Mapping al Qaeda’s own words with the Pentagon’s IPB doctrine reveals that (1) our enemy is a global Islamic movement, (2) authoritative Islamic law makes it obligatory for all Muslims to participate in this war, (3) whose objective is to violently force the world into submission to Islamic law.

If the Clinton Administration had done such an assessment in 1998, perhaps we could have avoided the bombing of the American embassies in Nairobi and Dar es Salaam in August 1998, the bombing of the USS Cole in 2000, and the horrific attack of 9-11-2001.

It is beyond dispute that numerous other Islamic groups like the Hamas, ISIS, Boko Haram, al Shabab, and the Muslim Brotherhood share the same doctrinal justification for war.

But just as interesting is the question, is it true? Is there such a thing as authoritative Islamic law, and does it make such obligatory demands of Muslims?

On all counts, the answer is “yes.” There are four schools of Sunni jurisprudence, codified for a thousand years, published continually, and published today in authoritative English translations.

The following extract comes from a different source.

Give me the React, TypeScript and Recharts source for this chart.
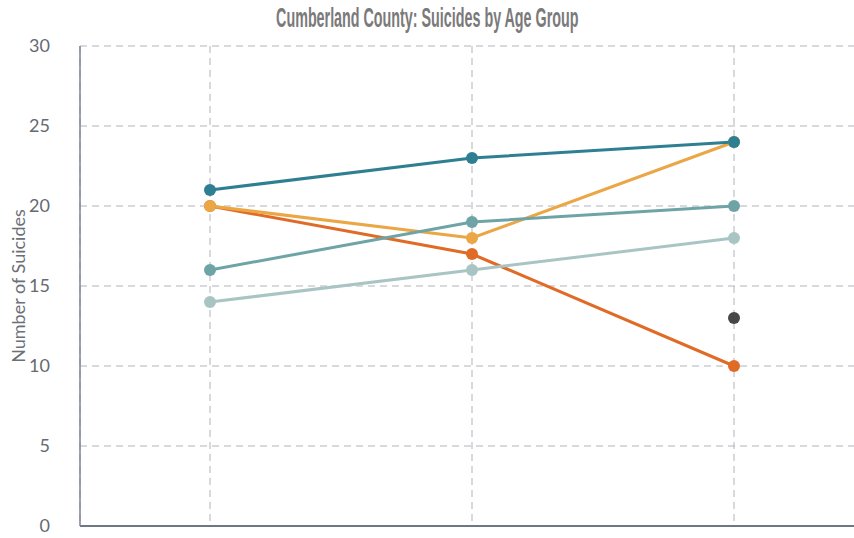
import React from "react";
import {
  LineChart,
  Line,
  XAxis,
  YAxis,
  CartesianGrid,
} from "recharts";

const periods = ["Period 1", "Period 2", "Period 3"];
const group1 = [21, 23, 24];
const group2 = [20, 18, 24];
const group3 = [20, 17, 10];
const group4 = [16, 19, 20];
const group5 = [14, 16, 18];
const group6 = [null, null, 13];
const yTicks = [0, 5, 10, 15, 20, 25, 30];

// draw order matters: later series sit on top
const SERIES = [
  { key: "g3", values: group3, color: "#e06b26" },
  { key: "g2", values: group2, color: "#eba646" },
  { key: "g5", values: group5, color: "#a9c5c3" },
  { key: "g4", values: group4, color: "#6fa4a6" },
  { key: "g1", values: group1, color: "#2f7f92" },
  { key: "g6", values: group6, color: "#474747" },
];

const data = periods.map((p, i) => {
  const row: Record<string, any> = { period: p };
  SERIES.forEach((s) => {
    row[s.key] = s.values[i];
  });
  return row;
});

export default function App() {
  return (
    <div style={{ position: "absolute", left: 0, top: 0, width: 854, height: 538, overflow: "hidden" }}>
      <div
        style={{
          position: "absolute",
          left: 0,
          top: 3,
          width: 854,
          textAlign: "center",
          zIndex: 2,
        }}
      >
        <span
          style={{
            display: "inline-block",
            transform: "scaleX(0.53)",
            fontFamily: "'Liberation Sans', Arial, sans-serif",
            fontWeight: 700,
            fontSize: 27,
            color: "#7a7a7a",
            whiteSpace: "nowrap",
          }}
        >
          Cumberland County: Suicides by Age Group
        </span>
      </div>
      <LineChart
        width={864}
        height={538}
        data={data}
        margin={{ top: 46, right: 0, bottom: 11, left: 0 }}
      >
        <CartesianGrid stroke="#b0b3ba" strokeDasharray="7 5" />
        <XAxis
          dataKey="period"
          tick={() => <g />}
          tickLine={false}
          height={1}
          padding={{ left: 130, right: 130 }}
          axisLine={{ stroke: "#6f7782", strokeWidth: 2 }}
        />
        <YAxis
          width={80}
          domain={[0, 30]}
          ticks={yTicks}
          tickLine={false}
          tickSize={0}
          tickMargin={30}
          axisLine={{ stroke: "#7d8592", strokeWidth: 1.5 }}
          tick={{ fill: "#666a70", fontSize: 18, fontFamily: "Lato, sans-serif" }}
          label={{
            value: "Number of Suicides",
            angle: -90,
            position: "center",
            dx: -21,
            fontSize: 18,
            fill: "#6b7077",
            fontFamily: "Lato, sans-serif",
          }}
        />
        {SERIES.map((s) => (
          <Line
            key={s.key}
            dataKey={s.key}
            stroke={s.color}
            strokeWidth={3}
            dot={{ r: 6, fill: s.color, stroke: s.color, strokeWidth: 0 }}
            activeDot={false}
            isAnimationActive={false}
          />
        ))}
      </LineChart>
    </div>
  );
}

All four schools agree that the primary definition of jihad is violent, kinetic war by all stratagem to establish global submission to Islamic law, that such jihad is obligatory for all Muslims, that lying to advance jihad is obligatory, and that funding it is obligatory.

One such Islamic legal text, Reliance of the Traveller, A Classic Manual of Islamic Sacred Law, certified by the Muslim Brotherhood’s International Institute of Islamic Thought, uses the word “obligatory” over 600 times.

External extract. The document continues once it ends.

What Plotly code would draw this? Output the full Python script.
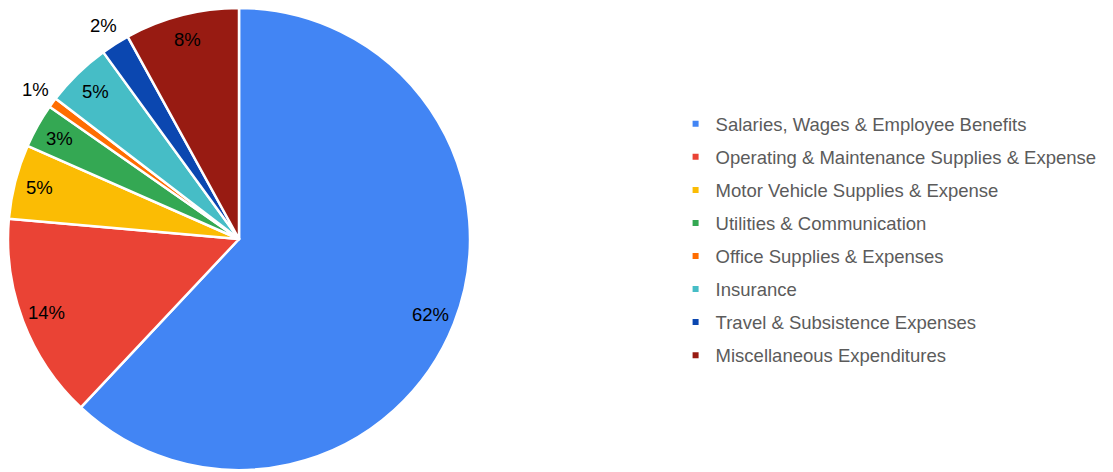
import math
import plotly.graph_objects as go

categories = [
    "Salaries, Wages & Employee Benefits",
    "Operating & Maintenance Supplies & Expense",
    "Motor Vehicle Supplies & Expense",
    "Utilities & Communication",
    "Office Supplies & Expenses",
    "Insurance",
    "Travel & Subsistence Expenses",
    "Miscellaneous Expenditures",
]
shares = [62.0, 14.4, 5.2, 3.1, 0.7, 4.6, 2.0, 8.0]
label_outside = [False, False, False, False, True, False, True, False]
colors = ["#4285F4", "#EA4335", "#FBBC04", "#34A853", "#FF6D01", "#46BDC6", "#0B47B0", "#981B12"]

W, H = 1113, 472
FONT = "Liberation Sans, Arial, sans-serif"

# pie geometry in pixels
CX, CY, R = 239, 239, 231
INSIDE_FRAC, OUTSIDE_FRAC = 0.89, 1.093

fig = go.Figure()
fig.add_trace(go.Pie(
    labels=categories,
    values=shares,
    sort=False,
    direction="clockwise",
    rotation=0,
    marker=dict(colors=colors, line=dict(color="white", width=2.5)),
    textinfo="none",
    showlegend=False,
    hoverinfo="label+percent",
    domain=dict(x=[(CX - R) / W, (CX + R) / W], y=[(H - CY - R) / H, (H - CY + R) / H]),
))

# percentage labels placed along each slice's bisector
total = sum(shares)
cum = 0.0
for v, outside in zip(shares, label_outside):
    mid = (cum + v / 2) / total * 2 * math.pi  # clockwise from 12 o'clock
    cum += v
    r = R * (OUTSIDE_FRAC if outside else INSIDE_FRAC)
    px = CX + r * math.sin(mid)
    py = CY - r * math.cos(mid)
    fig.add_annotation(
        x=px / W, y=1 - py / H, xref="paper", yref="paper",
        text=f"{round(v / total * 100)}%", showarrow=False,
        xanchor="center", yanchor="middle",
        font=dict(family=FONT, size=18.5, color="black"),
    )

# legend entries, one group each so the rows can be spaced apart
for name, c in zip(categories, colors):
    fig.add_trace(go.Scatter(
        x=[None], y=[None], mode="markers", name=name, legendgroup=name,
        marker=dict(symbol="square", size=6, color=c),
    ))

fig.update_layout(
    width=W, height=H,
    margin=dict(l=0, r=0, t=0, b=0),
    paper_bgcolor="white", plot_bgcolor="white",
    xaxis=dict(visible=False), yaxis=dict(visible=False),
    legend=dict(
        x=0.607, y=0.492, xanchor="left", yanchor="middle",
        font=dict(family=FONT, size=18.5, color="#5b5b5b"),
        tracegroupgap=6, itemwidth=30,
        bgcolor="rgba(0,0,0,0)",
    ),
    font=dict(family=FONT),
)

fig.write_html("out.html")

So, far from being “extreme” or “perverted” positions of Islam, published, authoritative Islamic law states it is obligatory for pious, observant Muslims, like Fort Hood assassin Major Nidal Malik Hasan, to execute acts to include terrorism, material support of terrorism, sedition, and numerous other felonies in the US Code.

One has to question Rep. Keith Ellison’s (D-MN-05) motives for claiming Franks is “abridging the free exercise of that religion.”

This is not a religious exercise to know what Islam or even what Shariah is in some perfect or academic world. This is a necessary national security threat analysis that looks at what the enemy says its doctrine is. The fact that the enemy’s stated doctrine has such broad support across the theoretical doctrine of knowable Shariah simply makes it a far more effective recruiting tool among Muslims who make up the recruitment cohort, especially here in America.

It is inexcusable, after more than 15 years of continual war, that countless national security and political elites, and at least 217 members of congress, are still unable to identify America’s enemy, their doctrine, and their objective. It is at a minimum professional malpractice, if not dereliction of duty. Every American should have a problem with that.

Every American should demand that President Trump reorient our national security establishment back to the facts and purge the politically correct fictions embraced by elected and appointed officials. Every American should settle for nothing less.

Michael Del Rosso is Vice President and Senior Fellow at The American Strategy Group.